Agri commodity prices remain high; non-agri prices stable

*Agricultural commodities have witnessed YoY inflation for the third consecutive quarter, impacting FMCG companies like Dabur, HUL, Nestlé, Britannia, Marico, and Tata Consumer. Conversely, non-agricultural commodities, including crude oil and its derivatives, along with VAM prices, have stabilized. Oil commodity basket has faced inflationary pressures due to higher import duties, affecting margins for companies in the soaps and detergents category.

*Agricultural commodities: Wheat prices rose by 12% YoY and 7% QoQ, while barley prices surged 13% YoY and 8% QoQ, likely impacting companies like UBBL and Nestlé. Sugar prices declined by 3% YoY but remained flat QoQ. Coffee prices increased 11% YoY and were stable QoQ, posing challenges for companies like Nestlé and HUL. Copra prices have soared 42% YoY and 21% QoQ, while palm oil prices jumped 32% YoY and 21% QoQ, driven by higher import duties.

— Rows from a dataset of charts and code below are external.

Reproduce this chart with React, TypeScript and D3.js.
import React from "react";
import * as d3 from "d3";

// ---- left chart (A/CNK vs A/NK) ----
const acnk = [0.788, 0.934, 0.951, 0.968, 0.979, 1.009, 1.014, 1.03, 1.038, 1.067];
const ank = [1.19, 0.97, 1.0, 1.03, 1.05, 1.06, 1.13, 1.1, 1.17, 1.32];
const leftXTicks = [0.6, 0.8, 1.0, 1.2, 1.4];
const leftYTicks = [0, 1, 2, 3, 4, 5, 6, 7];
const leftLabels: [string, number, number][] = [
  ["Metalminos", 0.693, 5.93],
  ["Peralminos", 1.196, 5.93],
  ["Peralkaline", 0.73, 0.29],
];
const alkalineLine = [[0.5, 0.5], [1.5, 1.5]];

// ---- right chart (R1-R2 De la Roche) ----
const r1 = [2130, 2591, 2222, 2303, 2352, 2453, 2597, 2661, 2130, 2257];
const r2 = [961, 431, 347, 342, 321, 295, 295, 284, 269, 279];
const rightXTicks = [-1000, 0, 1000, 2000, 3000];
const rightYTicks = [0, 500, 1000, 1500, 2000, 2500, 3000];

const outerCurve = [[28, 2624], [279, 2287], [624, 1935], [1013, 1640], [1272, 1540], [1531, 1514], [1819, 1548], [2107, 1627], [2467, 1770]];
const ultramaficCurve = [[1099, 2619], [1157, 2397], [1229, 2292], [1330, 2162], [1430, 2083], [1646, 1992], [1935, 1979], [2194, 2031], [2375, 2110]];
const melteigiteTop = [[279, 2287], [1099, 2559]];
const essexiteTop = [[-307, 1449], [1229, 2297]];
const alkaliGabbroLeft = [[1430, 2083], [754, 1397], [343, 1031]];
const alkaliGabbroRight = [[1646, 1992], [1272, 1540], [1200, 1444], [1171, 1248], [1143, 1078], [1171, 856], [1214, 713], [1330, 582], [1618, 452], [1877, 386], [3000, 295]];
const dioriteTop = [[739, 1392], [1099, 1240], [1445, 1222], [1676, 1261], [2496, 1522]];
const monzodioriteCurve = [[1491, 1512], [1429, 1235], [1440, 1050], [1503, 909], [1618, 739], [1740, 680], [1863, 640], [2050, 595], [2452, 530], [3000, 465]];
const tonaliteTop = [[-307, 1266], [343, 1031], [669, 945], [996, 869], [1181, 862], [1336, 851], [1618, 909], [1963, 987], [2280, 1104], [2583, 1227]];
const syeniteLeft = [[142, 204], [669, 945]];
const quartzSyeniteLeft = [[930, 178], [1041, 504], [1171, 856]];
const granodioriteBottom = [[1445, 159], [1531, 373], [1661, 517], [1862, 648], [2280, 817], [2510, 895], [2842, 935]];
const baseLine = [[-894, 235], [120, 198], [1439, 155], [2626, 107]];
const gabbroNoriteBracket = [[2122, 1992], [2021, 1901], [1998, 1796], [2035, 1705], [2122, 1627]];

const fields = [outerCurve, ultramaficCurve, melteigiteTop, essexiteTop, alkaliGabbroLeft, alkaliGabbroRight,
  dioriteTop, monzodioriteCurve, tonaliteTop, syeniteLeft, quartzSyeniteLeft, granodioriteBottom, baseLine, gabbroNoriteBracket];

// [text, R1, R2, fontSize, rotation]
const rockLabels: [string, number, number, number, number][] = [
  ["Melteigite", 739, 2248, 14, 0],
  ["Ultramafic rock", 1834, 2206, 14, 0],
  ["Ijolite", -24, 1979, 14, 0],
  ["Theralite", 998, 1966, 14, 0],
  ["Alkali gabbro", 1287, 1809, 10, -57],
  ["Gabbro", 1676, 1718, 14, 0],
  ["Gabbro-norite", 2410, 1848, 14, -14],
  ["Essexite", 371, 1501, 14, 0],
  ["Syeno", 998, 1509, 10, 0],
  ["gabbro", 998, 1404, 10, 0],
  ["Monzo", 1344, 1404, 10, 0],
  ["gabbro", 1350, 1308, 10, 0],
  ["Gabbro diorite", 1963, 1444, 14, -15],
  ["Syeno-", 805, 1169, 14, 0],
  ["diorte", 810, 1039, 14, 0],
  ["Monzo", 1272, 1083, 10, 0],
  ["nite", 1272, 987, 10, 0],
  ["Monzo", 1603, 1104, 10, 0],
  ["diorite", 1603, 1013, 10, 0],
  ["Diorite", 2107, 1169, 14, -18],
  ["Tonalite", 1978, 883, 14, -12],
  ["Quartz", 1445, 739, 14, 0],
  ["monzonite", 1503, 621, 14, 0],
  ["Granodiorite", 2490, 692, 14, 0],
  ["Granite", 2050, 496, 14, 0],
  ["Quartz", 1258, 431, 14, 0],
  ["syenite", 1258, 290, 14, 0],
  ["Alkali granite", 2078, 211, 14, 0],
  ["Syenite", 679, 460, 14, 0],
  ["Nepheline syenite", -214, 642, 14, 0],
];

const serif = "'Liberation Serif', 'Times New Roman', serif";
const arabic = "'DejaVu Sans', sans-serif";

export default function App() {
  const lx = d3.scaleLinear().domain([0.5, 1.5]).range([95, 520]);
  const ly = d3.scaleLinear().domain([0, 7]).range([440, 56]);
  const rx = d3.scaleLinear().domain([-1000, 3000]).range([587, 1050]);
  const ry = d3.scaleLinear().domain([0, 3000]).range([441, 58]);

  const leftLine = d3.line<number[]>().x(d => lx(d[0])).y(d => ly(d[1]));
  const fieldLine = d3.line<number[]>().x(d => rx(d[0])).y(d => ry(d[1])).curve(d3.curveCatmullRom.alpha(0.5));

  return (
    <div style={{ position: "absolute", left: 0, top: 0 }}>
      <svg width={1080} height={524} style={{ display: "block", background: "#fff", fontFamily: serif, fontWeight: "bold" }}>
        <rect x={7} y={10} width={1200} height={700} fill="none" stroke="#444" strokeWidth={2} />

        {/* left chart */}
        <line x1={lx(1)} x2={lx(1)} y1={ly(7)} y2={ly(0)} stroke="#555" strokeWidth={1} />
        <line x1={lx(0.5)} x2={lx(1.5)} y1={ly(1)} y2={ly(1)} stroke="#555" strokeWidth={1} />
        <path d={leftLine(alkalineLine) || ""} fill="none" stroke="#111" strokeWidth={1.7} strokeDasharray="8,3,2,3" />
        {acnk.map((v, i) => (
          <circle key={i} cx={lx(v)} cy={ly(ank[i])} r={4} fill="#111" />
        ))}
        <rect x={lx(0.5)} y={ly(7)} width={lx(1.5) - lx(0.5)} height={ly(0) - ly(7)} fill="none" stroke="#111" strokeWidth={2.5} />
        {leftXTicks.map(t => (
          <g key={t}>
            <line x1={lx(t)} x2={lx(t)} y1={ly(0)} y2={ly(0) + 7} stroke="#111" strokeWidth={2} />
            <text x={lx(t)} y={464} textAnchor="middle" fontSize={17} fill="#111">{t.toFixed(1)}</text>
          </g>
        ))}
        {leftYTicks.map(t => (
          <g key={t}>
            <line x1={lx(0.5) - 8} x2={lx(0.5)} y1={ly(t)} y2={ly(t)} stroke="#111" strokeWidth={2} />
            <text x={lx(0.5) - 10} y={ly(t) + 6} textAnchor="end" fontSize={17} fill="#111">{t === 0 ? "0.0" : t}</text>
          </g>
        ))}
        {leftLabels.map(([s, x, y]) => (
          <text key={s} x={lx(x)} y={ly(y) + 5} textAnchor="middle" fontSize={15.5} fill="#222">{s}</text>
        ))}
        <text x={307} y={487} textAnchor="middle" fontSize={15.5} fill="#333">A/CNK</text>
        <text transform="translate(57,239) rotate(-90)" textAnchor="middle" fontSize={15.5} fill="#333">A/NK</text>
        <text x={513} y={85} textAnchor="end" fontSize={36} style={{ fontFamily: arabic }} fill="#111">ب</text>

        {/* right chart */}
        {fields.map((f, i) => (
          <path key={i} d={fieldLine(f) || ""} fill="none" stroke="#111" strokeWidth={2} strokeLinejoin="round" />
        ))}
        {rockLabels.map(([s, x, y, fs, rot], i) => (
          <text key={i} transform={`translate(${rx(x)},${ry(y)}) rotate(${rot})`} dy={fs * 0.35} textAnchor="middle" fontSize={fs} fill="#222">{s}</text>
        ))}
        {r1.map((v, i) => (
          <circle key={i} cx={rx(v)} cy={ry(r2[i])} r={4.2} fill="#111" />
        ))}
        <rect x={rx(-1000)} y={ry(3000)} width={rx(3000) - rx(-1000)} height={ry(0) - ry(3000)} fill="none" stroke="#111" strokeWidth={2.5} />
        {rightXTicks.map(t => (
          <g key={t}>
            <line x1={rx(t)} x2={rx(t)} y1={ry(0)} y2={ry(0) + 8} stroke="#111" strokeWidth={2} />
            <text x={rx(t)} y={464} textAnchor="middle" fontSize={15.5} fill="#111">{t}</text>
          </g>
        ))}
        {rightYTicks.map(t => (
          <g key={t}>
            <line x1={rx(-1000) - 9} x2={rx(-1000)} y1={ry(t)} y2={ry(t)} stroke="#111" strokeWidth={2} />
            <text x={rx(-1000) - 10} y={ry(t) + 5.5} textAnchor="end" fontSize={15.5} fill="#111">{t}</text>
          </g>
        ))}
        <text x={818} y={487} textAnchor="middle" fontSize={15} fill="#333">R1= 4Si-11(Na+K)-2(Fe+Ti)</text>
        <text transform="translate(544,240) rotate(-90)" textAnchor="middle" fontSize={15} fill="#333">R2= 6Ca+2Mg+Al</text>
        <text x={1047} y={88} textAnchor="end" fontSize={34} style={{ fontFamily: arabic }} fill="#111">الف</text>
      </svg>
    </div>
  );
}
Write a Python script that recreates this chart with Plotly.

*Non-agricultural commodities: Crude oil prices declined by 11% YoY and 7% QoQ, currently trading at ~USD74/barrel. Other commodities like TiO2 and TiO2 (China) are showing a downward trend. VAM (China) prices fell by 11% YoY and remained stable QoQ, benefiting companies like Pidilite. On the other hand, gold prices jumped by 26% YoY and 7% QoQ, putting pressure on the margins of jewelry companies.